▸ Challenge
Give a count of the lines below that have the string "chart" in them, with no other words.
▬▬▬▬▬▬
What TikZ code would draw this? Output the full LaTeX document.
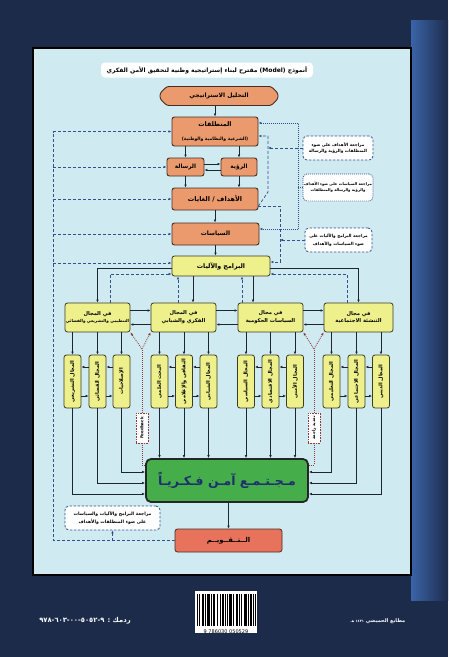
\documentclass[tikz,border=0pt]{standalone}
\usepackage{fontspec}
\setmainfont{DejaVu Sans}
\newfontfamily\arabicfont[Script=Arabic]{DejaVu Sans}
\TeXXeTstate=1
\usetikzlibrary{arrows.meta,shapes.misc,calc}
\newcommand{\ar}[1]{{\arabicfont\bfseries\beginR #1\endR}}
\newcommand{\fs}[1]{\fontsize{#1}{#1}\selectfont}
\definecolor{navy}{HTML}{1D2B4B}
\definecolor{stripblue}{HTML}{3A64A8}
\definecolor{panel}{HTML}{CFEAF0}
\definecolor{orangebox}{HTML}{EA9A6C}
\definecolor{obd}{HTML}{4A2E22}
\definecolor{yellowbox}{HTML}{EEF08C}
\definecolor{ybd}{HTML}{3C3C22}
\definecolor{greenbox}{HTML}{45AE4B}
\definecolor{redbox}{HTML}{E8735C}
\definecolor{dashblue}{HTML}{2F528C}
\definecolor{linedark}{HTML}{1C2633}
\definecolor{fbred}{HTML}{8E3B3B}
\definecolor{greentext}{HTML}{1F2F6E}
\begin{document}
\begin{tikzpicture}[x=1pt,y=-1pt,
  ob/.style={draw=obd, fill=orangebox, line width=0.9pt, rounded corners=2.5pt, inner sep=0pt, align=center},
  yb/.style={draw=ybd, fill=yellowbox, line width=0.8pt, rounded corners=2.5pt, inner sep=0pt, align=center},
  subb/.style={yb, minimum width=17pt, minimum height=53pt},
  dom/.style={yb, minimum width=65pt, minimum height=29pt, font=\fs{5.2}},
  note/.style={draw=dashblue, dash pattern=on 2.5pt off 1.5pt, fill=white, rounded corners=4pt, line width=0.8pt, align=center, inner sep=0pt, font=\fs{4.2}},
  fbox/.style={draw=fbred, dash pattern=on 0.8pt off 0.8pt, fill=white, line width=0.6pt, inner sep=0pt, minimum width=12pt, minimum height=30pt},
  tip/.style={-{Latex[length=3pt,width=2.6pt]}},
  sol/.style={draw=linedark, line width=0.6pt, tip},
  dsh/.style={draw=dashblue, line width=0.7pt, dash pattern=on 3pt off 2pt, tip},
  dotl/.style={draw=fbred, line width=0.8pt, dash pattern=on 0.9pt off 1.1pt, tip},
  dotb/.style={draw=dashblue, line width=0.8pt, dash pattern=on 0.9pt off 1.1pt, tip}
]
% background
\fill[navy] (0,0) rectangle (448,657);
\useasboundingbox (0,0) rectangle (448,657);
\shade[left color=stripblue, right color=navy] (411,20) rectangle (448,600);
\draw[fill=panel, draw=black, line width=1.2pt] (33,48) rectangle (411,575);

% title
\node[fill=white, rounded corners=4pt, minimum width=212pt, minimum height=15pt, inner sep=0pt, font=\fs{6}] (title) at (207,70)
  {\ar{أنموذج \beginL(Model)\endL{} مقترح لبناء إستراتيجية وطنية لتحقيق الأمن الفكري}};

% main column
\node[ob, chamfered rectangle, chamfered rectangle xsep=6pt, minimum width=118pt, minimum height=19pt, font=\fs{6}] (tahlil) at (219,96) {\ar{التحليل الاستراتيجي}};
\node[ob, minimum width=86pt, minimum height=29pt] (mant) at (215,131.5) {{\fs{6.3}\ar{المنطلقات}}\\[2pt]{\fs{4.5}\ar{(الشرعية والنظامية والوطنية)}}};
\node[ob, minimum width=37pt, minimum height=18pt, font=\fs{5.8}] (risala) at (185.5,167) {\ar{الرسالة}};
\node[ob, minimum width=36pt, minimum height=18pt, font=\fs{5.8}] (ruya) at (239,167) {\ar{الرؤية}};
\node[ob, minimum width=86pt, minimum height=22pt, font=\fs{6.5}] (ahdaf) at (215,199) {\ar{الأهداف / الغايات}};
\node[ob, minimum width=87pt, minimum height=22pt, font=\fs{6}] (siyasat) at (215.5,234) {\ar{السياسات}};
\node[yb, minimum width=98pt, minimum height=20pt, font=\fs{6.3}] (baramij) at (221,266) {\ar{البرامج والآليات}};

% domains
\node[dom] (d1) at (97.5,317.5) {\ar{في المجال}\\[1.5pt]{\fs{4.1}\ar{التنظيمي والتشريعي والقضائي}}};
\node[dom] (d2) at (183.5,317.5) {\ar{في المجال}\\[1.5pt]\ar{الفكري والشبابي}};
\node[dom] (d3) at (270.5,317.5) {\ar{في مجال}\\[1.5pt]\ar{السياسات الحكومية}};
\node[dom, minimum width=69pt] (d4) at (358.5,317.5) {\ar{في مجال}\\[1.5pt]\ar{التنشئة الاجتماعية}};

% sub boxes
\foreach \n/\x/\t in {s11/72.5/المجال التشريعي, s12/97.5/المجال القضائي, s13/121.5/الإصلاحيات,
                       s21/159.5/البحث العلمي, s22/184/الثقافي والإعلامي, s23/208.5/المجال الشبابي,
                       s31/246/المجال السياسي, s32/270.5/المجال الاقتصادي, s33/295/المجال الأمني,
                       s41/331.5/المجال التعليمي, s42/356.5/المجال الاجتماعي, s43/381/المجال الديني}
  \node[subb] (\n) at (\x,381.5) {\rotatebox{90}{\fs{5}\ar{\t}}};

% green and evaluation
\node[draw=black!85, fill=greenbox, line width=1.8pt, rounded corners=5pt, minimum width=162pt, minimum height=43pt, inner sep=0pt, text=greentext, font=\fs{12.5}] (green) at (227,480.5) {\ar{مـجـتـمـع آمـن فـكـريـاً}};
\node[draw=obd, fill=redbox, line width=0.8pt, rounded corners=2.5pt, minimum width=107pt, minimum height=23pt, inner sep=0pt, font=\fs{6.8}] (taqwim) at (228.5,540.5) {\ar{الــتــقــويــم}};

% notes
\node[note, minimum width=70pt, minimum height=24pt] (n1) at (338,148) {\ar{مراجعة الأهداف على ضوء}\\[1.5pt]\ar{المنطلقات والرؤية والرسالة}};
\node[note, dash pattern=on 0.9pt off 1.1pt, minimum width=70pt, minimum height=27pt, font=\fs{3.8}] (n2) at (338,187.5) {\ar{مراجعة السياسات على ضوء الأهداف}\\[1.5pt]\ar{والرؤية والرسالة والمنطلقات}};
\node[note, minimum width=67pt, minimum height=24pt] (n3) at (338.5,240) {\ar{مراجعة البرامج والآليات على}\\[1.5pt]\ar{ضوء السياسات والأهداف}};
\node[note, minimum width=95pt, minimum height=24pt, font=\fs{4.5}] (n4) at (112.5,518) {\ar{مراجعة البرامج والآليات والسياسات}\\[1.5pt]\ar{على ضوء المنطلقات والأهداف}};

% feedback boxes
\node[fbox] (fb1) at (142,428) {\rotatebox{90}{\fs{4}\bfseries Feedback}};
\node[fbox] (fb2) at (314,428) {\rotatebox{90}{\fs{4.2}\ar{تغذية راجعة}}};

% ---- connectors: main column
\draw[sol] (tahlil.south -| mant.north) -- (mant.north);
\draw[sol] (mant.south -| risala.north) -- (risala.north);
\draw[sol] (mant.south -| ruya.north) -- (ruya.north);
\draw[sol] ([yshift=3pt]risala.east) -- ([yshift=3pt]ruya.west);
\draw[sol] ([yshift=-3pt]ruya.west) -- ([yshift=-3pt]risala.east);
\draw[sol] (risala.south) -- (risala.south |- ahdaf.north);
\draw[sol] (ruya.south) -- (ruya.south |- ahdaf.north);
\draw[sol] (ahdaf.south) -- (ahdaf.south |- siyasat.north);
\draw[sol] (siyasat.south) -- (siyasat.south |- baramij.north);

% programmes to domains
\draw[sol] ([yshift=-2pt]baramij.west) -| (d1.north);
\draw[sol] ([yshift=-2pt]baramij.east) -| (d4.north);
\draw[sol] ([xshift=9.5pt]d2.north |- baramij.south) -- ([xshift=9.5pt]d2.north);
\draw[sol] ([xshift=-17.5pt]d3.north |- baramij.south) -- ([xshift=-17.5pt]d3.north);
\draw[dsh] ([xshift=-5.5pt]d2.north) -- ([xshift=-5.5pt]d2.north |- baramij.south);
\draw[dsh] ([xshift=-28.5pt]d3.north) -- ([xshift=-28.5pt]d3.north |- baramij.south);
\draw[dsh] ([xshift=12.5pt]d1.north) |- ([yshift=-8pt]baramij.west);
\draw[dsh] ([xshift=-11.5pt]d4.north) |- ([yshift=-8pt]baramij.east);

% domain to domain
\foreach \a/\b in {d1/d2, d2/d3, d3/d4} {
  \draw[sol] ([yshift=7pt]\a.east) -- ([yshift=7pt]\b.west);
  \draw[sol] ([yshift=-7pt]\b.west) -- ([yshift=-7pt]\a.east);
}

% domain to sub boxes
\foreach \d/\s in {d1/s11, d1/s12, d1/s13, d2/s21, d2/s22, d2/s23, d3/s31, d3/s32, d3/s33, d4/s41, d4/s42, d4/s43}
  \draw[sol] (\s.north |- \d.south) -- (\s.north);

% sub boxes among themselves
\foreach \a/\b in {s11/s12, s12/s13, s21/s22, s22/s23, s31/s32, s32/s33, s41/s42, s42/s43} {
  \draw[sol] ([yshift=14.5pt]\b.west) -- ([yshift=14.5pt]\a.east);
  \draw[sol] ([yshift=-14.5pt]\a.east) -- ([yshift=-14.5pt]\b.west);
}

% sub boxes to the green box
\foreach \s in {s21, s22, s23, s31, s32, s33}
  \draw[sol] (\s.south) -- (\s.south |- green.north);
\draw[sol] (s11.south) |- ([yshift=-13.5pt]green.west);
\draw[sol] (s12.south) |- ([yshift=-2.5pt]green.west);
\draw[sol] (s13.south) |- ([yshift=8.5pt]green.west);
\draw[sol] (s43.south) |- ([yshift=-13.5pt]green.east);
\draw[sol] (s42.south) |- ([yshift=-2.5pt]green.east);
\draw[sol] (s41.south) |- ([yshift=8.5pt]green.east);

% feedback loops
\coordinate (v1) at (142,349);
\coordinate (v2) at (314,349);
\draw[dotl, -] ([yshift=15.5pt]green.west) -| (fb1.south);
\draw[dotl, -] (fb1.north) -- (v1);
\draw[dotl] (v1) -- (d1.south east);
\draw[dotl] (v1) -- (d2.south west);
\draw[dotl, -] ([yshift=15.5pt]green.east) -| (fb2.south);
\draw[dotl, -] (fb2.north) -- (v2);
\draw[dotl] (v2) -- (d3.south east);
\draw[dotl] (v2) -- (d4.south west);

% green to evaluation
\draw[sol] (green.south -| taqwim.north) -- (taqwim.north);

% left evaluation loop
\coordinate (lb) at (53,540.5);
\coordinate (lt) at (53,131.5);
\draw[dsh, -] (taqwim.west) -- (lb) -- (lt);
\draw[dsh] (lt) -- (mant.west);
\draw[dsh] (risala.west -| lb) -- (risala.west);
\draw[dsh] (ahdaf.west -| lb) -- (ahdaf.west);
\draw[dsh] (siyasat.west -| lb) -- (siyasat.west);
\draw[dsh] ([yshift=3pt]baramij.west -| lb) -- ([yshift=3pt]baramij.west);
\draw[dsh] (n4.south |- lb) -- (n4.south);

% right review loops
\coordinate (r1t) at (268,136);
\coordinate (r1b) at (268,192);
\draw[dsh] ([yshift=-7pt]ahdaf.east) -- (r1b) -- (r1t) -- ([yshift=-4.5pt]mant.east);
\draw[dsh] (n1.west) -- (n1.west -| r1t);
\coordinate (r2t) at (298,123);
\coordinate (r2b) at (298,229);
\draw[dotb] (r2b) -- (siyasat.east |- r2b);
\draw[dotb, -] (r2b) -- (r2t);
\draw[dotb] (r2t) -- (mant.east |- r2t);
\draw[dotb, -] (n2.west) -- (n2.west -| r2t);
\coordinate (r3t) at (280,206);
\coordinate (r3b) at (280,262);
\draw[dsh] ([yshift=-7pt]ahdaf.east) -- (r3t) -- (r3b) -- ([yshift=4pt]baramij.east);
\draw[dsh] (n3.west) -- (n3.west -| r3t);

% bottom of the cover
\node[text=white, font=\fs{6.8}, anchor=center] (isbn) at (85,621)
  {\ar{ردمك : \beginL\hbox{٩٧٨}-\hbox{٦٠٣}-\hbox{٠٠}-\hbox{٥٠٥٢}-\hbox{٩}\endL}};
\node[text=white, font=\fs{5}, anchor=center] (press) at (378,621) {\ar{مطابع الحميضي {\fs{3.5}١٤٣١ هـ}}};
\fill[white] (195,591) rectangle (257,633);
\foreach \x/\w in {0/1,2/1,5/2,8/1,10/3,14/1,16/2,20/1,23/1,25/2,28/1,30/1,32/3,36/1,39/2,42/1,44/1,47/3,51/1,53/2,56/1,58/1}
  \fill[black] (197+\x,594) rectangle ++(\w,32);
\node[font=\fs{5}, anchor=north] (bardigits) at (226,626.5) {9 786030 050529};
\end{tikzpicture}
\end{document}
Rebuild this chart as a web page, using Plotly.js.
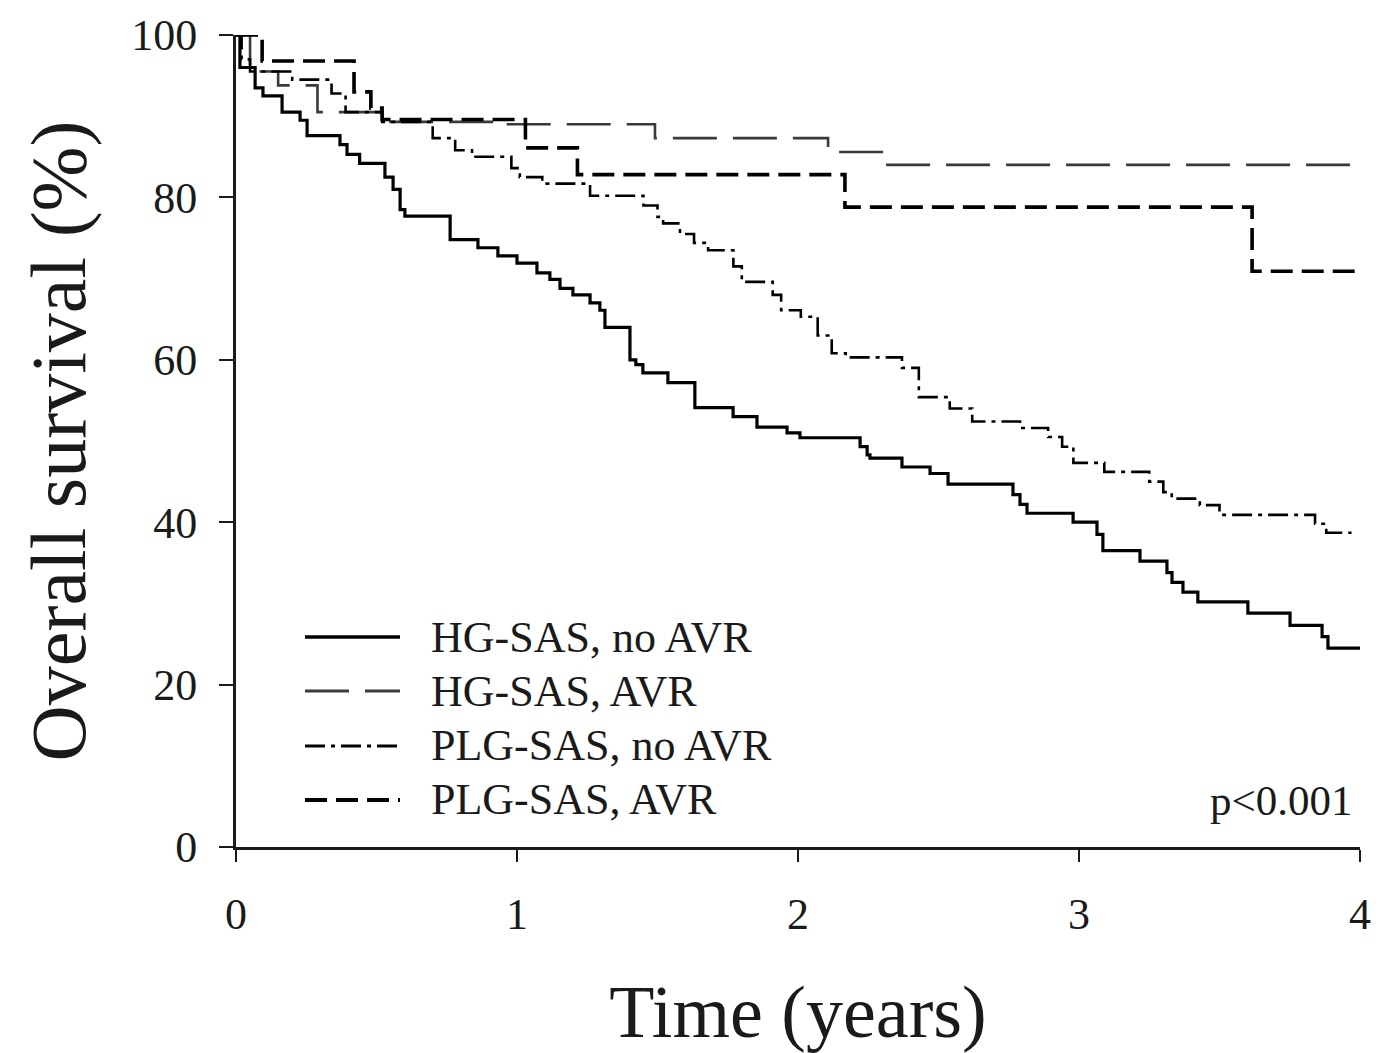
<!DOCTYPE html>
<html>
<head>
<meta charset="utf-8">
<script src="https://cdn.plot.ly/plotly-3.0.1.min.js"></script>
<style>html,body{margin:0;padding:0;background:#fff;}#chart{width:1380px;height:1053px;}</style>
</head>
<body>
<div id="chart"></div>
<script>
// ---- data (time in years, overall survival in %) ----
var seriesNames = ['HG-SAS, no AVR', 'HG-SAS, AVR', 'PLG-SAS, no AVR', 'PLG-SAS, AVR'];

var tHgNoAvr = [0, 0.014, 0.068, 0.096, 0.164, 0.228, 0.253, 0.370, 0.395, 0.440, 0.530, 0.559, 0.584, 0.601, 0.762, 0.861, 0.932, 1.0, 1.071, 1.117, 1.153, 1.199, 1.260, 1.295, 1.313, 1.402, 1.423, 1.448, 1.537, 1.633, 1.769, 1.854, 1.961, 2.007, 2.221, 2.246, 2.256, 2.370, 2.470, 2.534, 2.765, 2.790, 2.815, 2.979, 3.064, 3.085, 3.217, 3.313, 3.331, 3.370, 3.423, 3.601, 3.751, 3.865, 3.886, 4.0];
var sHgNoAvr = [100, 96, 93.5, 92.5, 90.5, 89.5, 87.6, 86.5, 85.3, 84.2, 82.5, 81.0, 78.5, 77.7, 74.8, 73.8, 72.8, 71.9, 70.7, 69.9, 68.8, 68.0, 67.0, 66.1, 64.0, 60.0, 59.4, 58.4, 57.2, 54.1, 53.0, 51.7, 51.0, 50.4, 49.3, 48.3, 47.9, 46.8, 46.0, 44.7, 43.4, 42.2, 41.1, 40.0, 38.5, 36.5, 35.2, 33.8, 32.6, 31.4, 30.2, 28.8, 27.3, 25.9, 24.5, 24.5];

var tHgAvr = [0, 0.05, 0.15, 0.29, 0.55, 0.95, 1.491, 2.107, 2.31, 4.0];
var sHgAvr = [100, 95.5, 93.8, 90.5, 89.3, 89.0, 87.3, 85.6, 84.0, 84.0];

var tPlgNoAvr = [0, 0.02, 0.05, 0.20, 0.34, 0.39, 0.52, 0.70, 0.78, 0.84, 0.98, 1.01, 1.09, 1.26, 1.45, 1.50, 1.52, 1.58, 1.63, 1.68, 1.77, 1.80, 1.91, 1.94, 2.01, 2.07, 2.12, 2.17, 2.37, 2.43, 2.54, 2.62, 2.79, 2.89, 2.94, 2.98, 3.09, 3.25, 3.30, 3.33, 3.43, 3.50, 3.84, 3.88, 3.97];
var sPlgNoAvr = [100, 97, 95.5, 94.5, 92.8, 90.5, 89.3, 87.3, 85.8, 85.0, 83.6, 82.5, 81.7, 80.2, 79.0, 77.6, 76.8, 75.5, 74.4, 73.5, 71.5, 69.6, 68.0, 66.1, 65.3, 63.0, 60.8, 60.3, 59.0, 55.4, 54.0, 52.4, 51.6, 50.5, 49.3, 47.3, 46.2, 45.0, 43.7, 42.9, 42.1, 40.9, 39.8, 38.7, 38.7];

var tPlgAvr = [0, 0.093, 0.42, 0.48, 0.52, 1.03, 1.215, 2.167, 3.616, 4.0];
var sPlgAvr = [100, 96.8, 93.0, 91.0, 89.6, 86.1, 82.8, 78.8, 70.9, 70.9];

var xTickVals = [0, 1, 2, 3, 4];
var xTickText = ['0', '1', '2', '3', '4'];
var yTickVals = [0, 20, 40, 60, 80, 100];
var yTickText = ['0', '20', '40', '60', '80', '100'];
var xTitle = 'Time (years)';
var yTitle = 'Overall survival (%)';
var pValueText = 'p&lt;0.001';

// ---- styling ----
var FONT = '"Liberation Serif", "Times New Roman", Times, serif';
var INK = '#1a1a1a';

var lineStyles = [
  {color: '#000000', width: 3.2, dash: 'solid'},
  {color: '#3a3a3a', width: 2.6, dash: '44px,16px'},
  {color: '#000000', width: 2.6, dash: '20px,6px,4px,6px'},
  {color: '#000000', width: 3.6, dash: '22px,9px'}
];
var xs = [tHgNoAvr, tHgAvr, tPlgNoAvr, tPlgAvr];
var ys = [sHgNoAvr, sHgAvr, sPlgNoAvr, sPlgAvr];

var traces = seriesNames.map(function (name, i) {
  return {
    type: 'scatter', mode: 'lines', name: name,
    x: xs[i], y: ys[i],
    line: {shape: 'hv', color: lineStyles[i].color, width: lineStyles[i].width, dash: lineStyles[i].dash},
    hoverinfo: 'skip', showlegend: false
  };
});

// manual legend (long line samples with a gap before the text, like the original)
var legendRowsY = [0.2586, 0.1921, 0.1244, 0.0579];
var legendLineX0 = 0.0614, legendLineX1 = 0.1459, legendTextX = 0.1717;
var shapes = [], annotations = [];
seriesNames.forEach(function (name, i) {
  var st = lineStyles[i];
  shapes.push({
    type: 'line', xref: 'paper', yref: 'paper',
    x0: legendLineX0, x1: legendLineX1, y0: legendRowsY[i], y1: legendRowsY[i],
    line: {color: st.color, width: st.width + 0.4, dash: st.dash}
  });
  annotations.push({
    xref: 'paper', yref: 'paper', x: legendTextX, y: legendRowsY[i],
    xanchor: 'left', yanchor: 'middle', text: name, showarrow: false,
    font: {family: FONT, size: 44, color: INK}
  });
});
annotations.push({
  xref: 'paper', yref: 'paper', x: 0.9955, y: 0.026, xanchor: 'right', yanchor: 'bottom',
  text: pValueText, showarrow: false,
  font: {family: FONT, size: 43, color: INK}
});

var layout = {
  width: 1380, height: 1053,
  margin: {l: 236, r: 20, t: 35, b: 206, pad: 0},
  paper_bgcolor: '#ffffff', plot_bgcolor: '#ffffff',
  font: {family: FONT, color: INK, size: 44},
  showlegend: false,
  xaxis: {
    range: [0, 4], tickvals: xTickVals, ticktext: xTickText,
    showgrid: false, zeroline: false,
    showline: true, linecolor: INK, linewidth: 3,
    ticks: 'outside', ticklen: 12, tickwidth: 2, tickcolor: INK,
    ticklabelstandoff: 14,
    tickfont: {family: FONT, size: 44, color: INK},
    title: {text: xTitle, font: {family: FONT, size: 74, color: INK}, standoff: 56},
    fixedrange: true
  },
  yaxis: {
    range: [0, 100], tickvals: yTickVals, ticktext: yTickText,
    showgrid: false, zeroline: false,
    showline: true, linecolor: INK, linewidth: 3,
    ticks: 'outside', ticklen: 14, tickwidth: 2, tickcolor: INK,
    ticklabelstandoff: 13,
    tickfont: {family: FONT, size: 44, color: INK},
    title: {text: yTitle, font: {family: FONT, size: 78, color: INK}, standoff: 20},
    fixedrange: true
  },
  shapes: shapes,
  annotations: annotations
};

Plotly.newPlot('chart', traces, layout, {displayModeBar: false, staticPlot: true});
</script>
</body>
</html>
▬▬▬▬▬▬
▸ Response to this exercise
4